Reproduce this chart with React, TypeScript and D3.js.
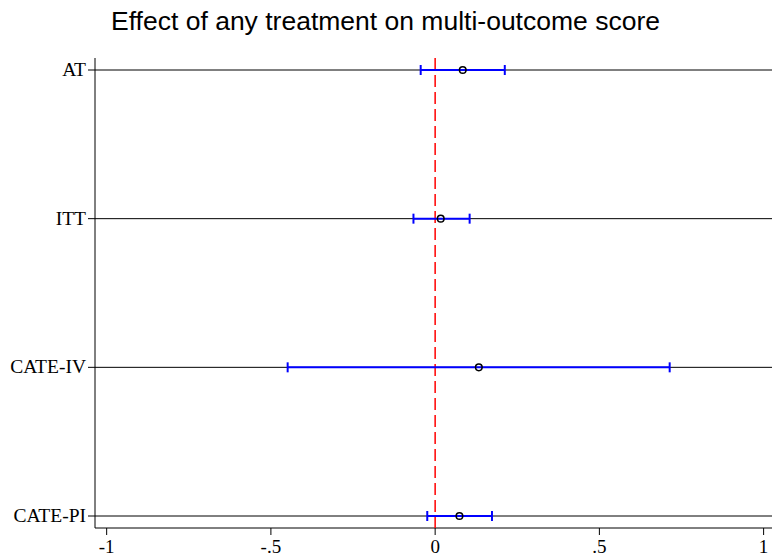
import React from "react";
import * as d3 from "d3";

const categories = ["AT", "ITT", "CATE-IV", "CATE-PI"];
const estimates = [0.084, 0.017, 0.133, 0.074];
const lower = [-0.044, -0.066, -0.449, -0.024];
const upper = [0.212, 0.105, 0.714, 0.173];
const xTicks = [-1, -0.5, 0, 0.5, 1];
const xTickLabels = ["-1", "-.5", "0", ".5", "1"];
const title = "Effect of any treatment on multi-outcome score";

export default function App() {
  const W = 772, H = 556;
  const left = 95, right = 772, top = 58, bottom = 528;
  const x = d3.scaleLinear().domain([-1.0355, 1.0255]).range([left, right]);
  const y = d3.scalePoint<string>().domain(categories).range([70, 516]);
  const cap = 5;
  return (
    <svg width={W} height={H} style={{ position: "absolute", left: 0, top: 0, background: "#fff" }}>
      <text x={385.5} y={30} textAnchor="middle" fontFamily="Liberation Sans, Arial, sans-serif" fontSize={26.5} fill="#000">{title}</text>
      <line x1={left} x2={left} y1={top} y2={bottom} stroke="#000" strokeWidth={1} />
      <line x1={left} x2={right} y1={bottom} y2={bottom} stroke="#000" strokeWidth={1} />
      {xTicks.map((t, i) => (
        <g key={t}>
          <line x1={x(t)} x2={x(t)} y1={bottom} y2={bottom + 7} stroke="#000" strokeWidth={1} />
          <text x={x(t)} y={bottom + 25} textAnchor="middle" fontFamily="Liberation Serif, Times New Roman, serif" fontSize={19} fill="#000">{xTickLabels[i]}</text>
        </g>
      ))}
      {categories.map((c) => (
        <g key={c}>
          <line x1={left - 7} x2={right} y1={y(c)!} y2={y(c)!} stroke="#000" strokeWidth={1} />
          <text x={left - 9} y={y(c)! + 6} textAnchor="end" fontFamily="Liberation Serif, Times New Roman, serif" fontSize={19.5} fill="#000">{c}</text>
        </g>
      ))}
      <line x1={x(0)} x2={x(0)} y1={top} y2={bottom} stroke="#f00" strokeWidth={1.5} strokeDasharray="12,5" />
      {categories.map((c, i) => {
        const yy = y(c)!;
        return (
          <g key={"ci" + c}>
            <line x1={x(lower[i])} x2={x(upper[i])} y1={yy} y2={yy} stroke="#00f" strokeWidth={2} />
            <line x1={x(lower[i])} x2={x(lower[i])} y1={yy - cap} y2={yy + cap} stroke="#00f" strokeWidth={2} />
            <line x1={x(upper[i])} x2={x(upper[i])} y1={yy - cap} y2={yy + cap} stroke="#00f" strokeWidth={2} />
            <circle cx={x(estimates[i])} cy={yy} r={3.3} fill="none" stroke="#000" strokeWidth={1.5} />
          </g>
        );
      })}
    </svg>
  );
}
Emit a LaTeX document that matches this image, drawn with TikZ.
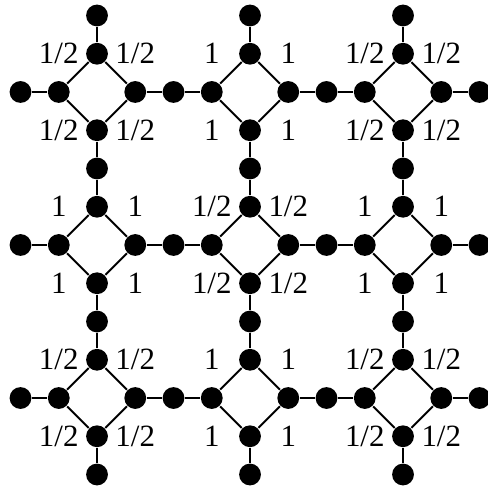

Your objective —
Set the data above down again exactly as given, with no pictures.

Written answer —
Reproduce this chart with React, TypeScript and D3.js.
import React from "react";
import * as d3 from "d3";

const categories = ["AT", "ITT", "CATE-IV", "CATE-PI"];
const estimates = [0.084, 0.017, 0.133, 0.074];
const lower = [-0.044, -0.066, -0.449, -0.024];
const upper = [0.212, 0.105, 0.714, 0.173];
const xTicks = [-1, -0.5, 0, 0.5, 1];
const xTickLabels = ["-1", "-.5", "0", ".5", "1"];
const title = "Effect of any treatment on multi-outcome score";

export default function App() {
  const W = 772, H = 556;
  const left = 95, right = 772, top = 58, bottom = 528;
  const x = d3.scaleLinear().domain([-1.0355, 1.0255]).range([left, right]);
  const y = d3.scalePoint<string>().domain(categories).range([70, 516]);
  const cap = 5;
  return (
    <svg width={W} height={H} style={{ position: "absolute", left: 0, top: 0, background: "#fff" }}>
      <text x={385.5} y={30} textAnchor="middle" fontFamily="Liberation Sans, Arial, sans-serif" fontSize={26.5} fill="#000">{title}</text>
      <line x1={left} x2={left} y1={top} y2={bottom} stroke="#000" strokeWidth={1} />
      <line x1={left} x2={right} y1={bottom} y2={bottom} stroke="#000" strokeWidth={1} />
      {xTicks.map((t, i) => (
        <g key={t}>
          <line x1={x(t)} x2={x(t)} y1={bottom} y2={bottom + 7} stroke="#000" strokeWidth={1} />
          <text x={x(t)} y={bottom + 25} textAnchor="middle" fontFamily="Liberation Serif, Times New Roman, serif" fontSize={19} fill="#000">{xTickLabels[i]}</text>
        </g>
      ))}
      {categories.map((c) => (
        <g key={c}>
          <line x1={left - 7} x2={right} y1={y(c)!} y2={y(c)!} stroke="#000" strokeWidth={1} />
          <text x={left - 9} y={y(c)! + 6} textAnchor="end" fontFamily="Liberation Serif, Times New Roman, serif" fontSize={19.5} fill="#000">{c}</text>
        </g>
      ))}
      <line x1={x(0)} x2={x(0)} y1={top} y2={bottom} stroke="#f00" strokeWidth={1.5} strokeDasharray="12,5" />
      {categories.map((c, i) => {
        const yy = y(c)!;
        return (
          <g key={"ci" + c}>
            <line x1={x(lower[i])} x2={x(upper[i])} y1={yy} y2={yy} stroke="#00f" strokeWidth={2} />
            <line x1={x(lower[i])} x2={x(lower[i])} y1={yy - cap} y2={yy + cap} stroke="#00f" strokeWidth={2} />
            <line x1={x(upper[i])} x2={x(upper[i])} y1={yy - cap} y2={yy + cap} stroke="#00f" strokeWidth={2} />
            <circle cx={x(estimates[i])} cy={yy} r={3.3} fill="none" stroke="#000" strokeWidth={1.5} />
          </g>
        );
      })}
    </svg>
  );
}
Emit a LaTeX document that matches this image, drawn with TikZ.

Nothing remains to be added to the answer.